▶ [Requirements]:
Would you transcribe all of the data exactly, down to the last character?

▶ [Source material]:
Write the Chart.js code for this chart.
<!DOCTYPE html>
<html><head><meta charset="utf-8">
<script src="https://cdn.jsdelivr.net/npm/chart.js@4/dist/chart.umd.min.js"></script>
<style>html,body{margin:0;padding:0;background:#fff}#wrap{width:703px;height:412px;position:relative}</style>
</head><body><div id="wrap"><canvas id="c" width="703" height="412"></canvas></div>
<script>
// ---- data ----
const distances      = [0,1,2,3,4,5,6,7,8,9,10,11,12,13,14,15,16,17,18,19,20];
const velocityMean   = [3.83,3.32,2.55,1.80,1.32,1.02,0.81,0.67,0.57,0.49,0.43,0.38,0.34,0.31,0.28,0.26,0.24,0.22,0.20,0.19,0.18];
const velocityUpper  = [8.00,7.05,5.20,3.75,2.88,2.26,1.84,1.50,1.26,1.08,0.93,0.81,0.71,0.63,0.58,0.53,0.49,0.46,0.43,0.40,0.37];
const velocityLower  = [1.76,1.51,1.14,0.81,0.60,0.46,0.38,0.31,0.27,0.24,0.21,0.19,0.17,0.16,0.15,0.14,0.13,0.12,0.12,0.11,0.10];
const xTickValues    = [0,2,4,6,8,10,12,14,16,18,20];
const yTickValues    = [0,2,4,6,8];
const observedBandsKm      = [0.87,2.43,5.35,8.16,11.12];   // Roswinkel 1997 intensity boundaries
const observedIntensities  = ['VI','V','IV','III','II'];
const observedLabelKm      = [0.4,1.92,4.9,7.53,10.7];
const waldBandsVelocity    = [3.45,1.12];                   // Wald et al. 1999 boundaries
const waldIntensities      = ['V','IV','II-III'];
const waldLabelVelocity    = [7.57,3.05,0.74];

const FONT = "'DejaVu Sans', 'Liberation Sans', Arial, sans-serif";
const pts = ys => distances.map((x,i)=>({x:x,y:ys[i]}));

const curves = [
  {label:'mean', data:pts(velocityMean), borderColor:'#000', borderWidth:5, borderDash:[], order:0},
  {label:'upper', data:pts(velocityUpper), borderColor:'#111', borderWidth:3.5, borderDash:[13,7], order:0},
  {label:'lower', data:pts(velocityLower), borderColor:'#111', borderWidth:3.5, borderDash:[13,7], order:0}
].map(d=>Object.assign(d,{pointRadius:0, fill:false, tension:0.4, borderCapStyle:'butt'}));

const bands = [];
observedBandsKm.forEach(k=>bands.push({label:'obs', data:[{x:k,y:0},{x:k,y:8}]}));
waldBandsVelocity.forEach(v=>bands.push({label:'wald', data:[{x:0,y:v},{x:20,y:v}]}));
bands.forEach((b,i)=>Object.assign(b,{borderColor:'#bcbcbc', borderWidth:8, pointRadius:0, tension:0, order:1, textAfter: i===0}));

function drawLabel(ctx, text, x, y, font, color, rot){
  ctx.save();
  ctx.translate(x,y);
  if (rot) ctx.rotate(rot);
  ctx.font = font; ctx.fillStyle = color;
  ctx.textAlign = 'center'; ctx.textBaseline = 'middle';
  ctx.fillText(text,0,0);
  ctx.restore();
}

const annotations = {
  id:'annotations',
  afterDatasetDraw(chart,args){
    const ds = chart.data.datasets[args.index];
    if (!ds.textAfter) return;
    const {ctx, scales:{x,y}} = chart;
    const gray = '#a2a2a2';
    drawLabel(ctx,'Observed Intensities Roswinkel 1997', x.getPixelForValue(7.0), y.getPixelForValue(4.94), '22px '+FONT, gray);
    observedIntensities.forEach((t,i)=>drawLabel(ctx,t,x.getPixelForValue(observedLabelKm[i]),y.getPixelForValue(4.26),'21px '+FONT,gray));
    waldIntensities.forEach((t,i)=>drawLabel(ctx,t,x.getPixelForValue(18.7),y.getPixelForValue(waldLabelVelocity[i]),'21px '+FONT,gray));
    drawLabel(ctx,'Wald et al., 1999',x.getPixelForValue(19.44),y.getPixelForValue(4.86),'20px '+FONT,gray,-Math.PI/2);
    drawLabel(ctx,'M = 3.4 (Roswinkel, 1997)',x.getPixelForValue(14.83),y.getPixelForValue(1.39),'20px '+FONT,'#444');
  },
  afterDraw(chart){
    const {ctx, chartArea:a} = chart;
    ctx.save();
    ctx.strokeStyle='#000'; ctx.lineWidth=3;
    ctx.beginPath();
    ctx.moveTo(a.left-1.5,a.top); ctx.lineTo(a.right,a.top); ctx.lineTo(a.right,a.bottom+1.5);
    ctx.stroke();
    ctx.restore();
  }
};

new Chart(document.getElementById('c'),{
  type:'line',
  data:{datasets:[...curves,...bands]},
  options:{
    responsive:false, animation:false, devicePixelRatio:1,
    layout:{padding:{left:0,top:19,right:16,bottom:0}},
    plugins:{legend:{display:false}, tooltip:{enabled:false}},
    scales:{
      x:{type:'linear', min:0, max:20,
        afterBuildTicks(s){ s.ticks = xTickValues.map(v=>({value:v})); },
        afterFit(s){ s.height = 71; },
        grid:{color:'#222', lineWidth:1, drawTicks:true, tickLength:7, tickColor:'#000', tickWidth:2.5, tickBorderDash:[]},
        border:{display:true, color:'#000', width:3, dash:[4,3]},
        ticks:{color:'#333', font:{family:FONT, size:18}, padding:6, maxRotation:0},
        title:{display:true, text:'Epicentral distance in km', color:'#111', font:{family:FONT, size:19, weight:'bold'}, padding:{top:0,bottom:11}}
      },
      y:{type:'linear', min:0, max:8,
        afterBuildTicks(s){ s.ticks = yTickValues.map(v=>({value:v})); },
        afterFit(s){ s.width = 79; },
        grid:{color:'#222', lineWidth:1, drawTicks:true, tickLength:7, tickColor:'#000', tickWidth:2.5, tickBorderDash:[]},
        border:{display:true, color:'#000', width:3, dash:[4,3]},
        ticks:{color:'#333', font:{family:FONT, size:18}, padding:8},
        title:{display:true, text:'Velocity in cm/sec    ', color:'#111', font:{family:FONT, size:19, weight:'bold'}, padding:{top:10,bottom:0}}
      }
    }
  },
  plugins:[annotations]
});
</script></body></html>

▶ [Exercise solution]:
Write the Chart.js code for this chart.
<!DOCTYPE html>
<html><head><meta charset="utf-8">
<script src="https://cdn.jsdelivr.net/npm/chart.js@4/dist/chart.umd.min.js"></script>
<style>html,body{margin:0;padding:0;background:#fff}#wrap{width:703px;height:412px;position:relative}</style>
</head><body><div id="wrap"><canvas id="c" width="703" height="412"></canvas></div>
<script>
// ---- data ----
const distances      = [0,1,2,3,4,5,6,7,8,9,10,11,12,13,14,15,16,17,18,19,20];
const velocityMean   = [3.83,3.32,2.55,1.80,1.32,1.02,0.81,0.67,0.57,0.49,0.43,0.38,0.34,0.31,0.28,0.26,0.24,0.22,0.20,0.19,0.18];
const velocityUpper  = [8.00,7.05,5.20,3.75,2.88,2.26,1.84,1.50,1.26,1.08,0.93,0.81,0.71,0.63,0.58,0.53,0.49,0.46,0.43,0.40,0.37];
const velocityLower  = [1.76,1.51,1.14,0.81,0.60,0.46,0.38,0.31,0.27,0.24,0.21,0.19,0.17,0.16,0.15,0.14,0.13,0.12,0.12,0.11,0.10];
const xTickValues    = [0,2,4,6,8,10,12,14,16,18,20];
const yTickValues    = [0,2,4,6,8];
const observedBandsKm      = [0.87,2.43,5.35,8.16,11.12];   // Roswinkel 1997 intensity boundaries
const observedIntensities  = ['VI','V','IV','III','II'];
const observedLabelKm      = [0.4,1.92,4.9,7.53,10.7];
const waldBandsVelocity    = [3.45,1.12];                   // Wald et al. 1999 boundaries
const waldIntensities      = ['V','IV','II-III'];
const waldLabelVelocity    = [7.57,3.05,0.74];

const FONT = "'DejaVu Sans', 'Liberation Sans', Arial, sans-serif";
const pts = ys => distances.map((x,i)=>({x:x,y:ys[i]}));

const curves = [
  {label:'mean', data:pts(velocityMean), borderColor:'#000', borderWidth:5, borderDash:[], order:0},
  {label:'upper', data:pts(velocityUpper), borderColor:'#111', borderWidth:3.5, borderDash:[13,7], order:0},
  {label:'lower', data:pts(velocityLower), borderColor:'#111', borderWidth:3.5, borderDash:[13,7], order:0}
].map(d=>Object.assign(d,{pointRadius:0, fill:false, tension:0.4, borderCapStyle:'butt'}));

const bands = [];
observedBandsKm.forEach(k=>bands.push({label:'obs', data:[{x:k,y:0},{x:k,y:8}]}));
waldBandsVelocity.forEach(v=>bands.push({label:'wald', data:[{x:0,y:v},{x:20,y:v}]}));
bands.forEach((b,i)=>Object.assign(b,{borderColor:'#bcbcbc', borderWidth:8, pointRadius:0, tension:0, order:1, textAfter: i===0}));

function drawLabel(ctx, text, x, y, font, color, rot){
  ctx.save();
  ctx.translate(x,y);
  if (rot) ctx.rotate(rot);
  ctx.font = font; ctx.fillStyle = color;
  ctx.textAlign = 'center'; ctx.textBaseline = 'middle';
  ctx.fillText(text,0,0);
  ctx.restore();
}

const annotations = {
  id:'annotations',
  afterDatasetDraw(chart,args){
    const ds = chart.data.datasets[args.index];
    if (!ds.textAfter) return;
    const {ctx, scales:{x,y}} = chart;
    const gray = '#a2a2a2';
    drawLabel(ctx,'Observed Intensities Roswinkel 1997', x.getPixelForValue(7.0), y.getPixelForValue(4.94), '22px '+FONT, gray);
    observedIntensities.forEach((t,i)=>drawLabel(ctx,t,x.getPixelForValue(observedLabelKm[i]),y.getPixelForValue(4.26),'21px '+FONT,gray));
    waldIntensities.forEach((t,i)=>drawLabel(ctx,t,x.getPixelForValue(18.7),y.getPixelForValue(waldLabelVelocity[i]),'21px '+FONT,gray));
    drawLabel(ctx,'Wald et al., 1999',x.getPixelForValue(19.44),y.getPixelForValue(4.86),'20px '+FONT,gray,-Math.PI/2);
    drawLabel(ctx,'M = 3.4 (Roswinkel, 1997)',x.getPixelForValue(14.83),y.getPixelForValue(1.39),'20px '+FONT,'#444');
  },
  afterDraw(chart){
    const {ctx, chartArea:a} = chart;
    ctx.save();
    ctx.strokeStyle='#000'; ctx.lineWidth=3;
    ctx.beginPath();
    ctx.moveTo(a.left-1.5,a.top); ctx.lineTo(a.right,a.top); ctx.lineTo(a.right,a.bottom+1.5);
    ctx.stroke();
    ctx.restore();
  }
};

new Chart(document.getElementById('c'),{
  type:'line',
  data:{datasets:[...curves,...bands]},
  options:{
    responsive:false, animation:false, devicePixelRatio:1,
    layout:{padding:{left:0,top:19,right:16,bottom:0}},
    plugins:{legend:{display:false}, tooltip:{enabled:false}},
    scales:{
      x:{type:'linear', min:0, max:20,
        afterBuildTicks(s){ s.ticks = xTickValues.map(v=>({value:v})); },
        afterFit(s){ s.height = 71; },
        grid:{color:'#222', lineWidth:1, drawTicks:true, tickLength:7, tickColor:'#000', tickWidth:2.5, tickBorderDash:[]},
        border:{display:true, color:'#000', width:3, dash:[4,3]},
        ticks:{color:'#333', font:{family:FONT, size:18}, padding:6, maxRotation:0},
        title:{display:true, text:'Epicentral distance in km', color:'#111', font:{family:FONT, size:19, weight:'bold'}, padding:{top:0,bottom:11}}
      },
      y:{type:'linear', min:0, max:8,
        afterBuildTicks(s){ s.ticks = yTickValues.map(v=>({value:v})); },
        afterFit(s){ s.width = 79; },
        grid:{color:'#222', lineWidth:1, drawTicks:true, tickLength:7, tickColor:'#000', tickWidth:2.5, tickBorderDash:[]},
        border:{display:true, color:'#000', width:3, dash:[4,3]},
        ticks:{color:'#333', font:{family:FONT, size:18}, padding:8},
        title:{display:true, text:'Velocity in cm/sec    ', color:'#111', font:{family:FONT, size:19, weight:'bold'}, padding:{top:10,bottom:0}}
      }
    }
  },
  plugins:[annotations]
});
</script></body></html>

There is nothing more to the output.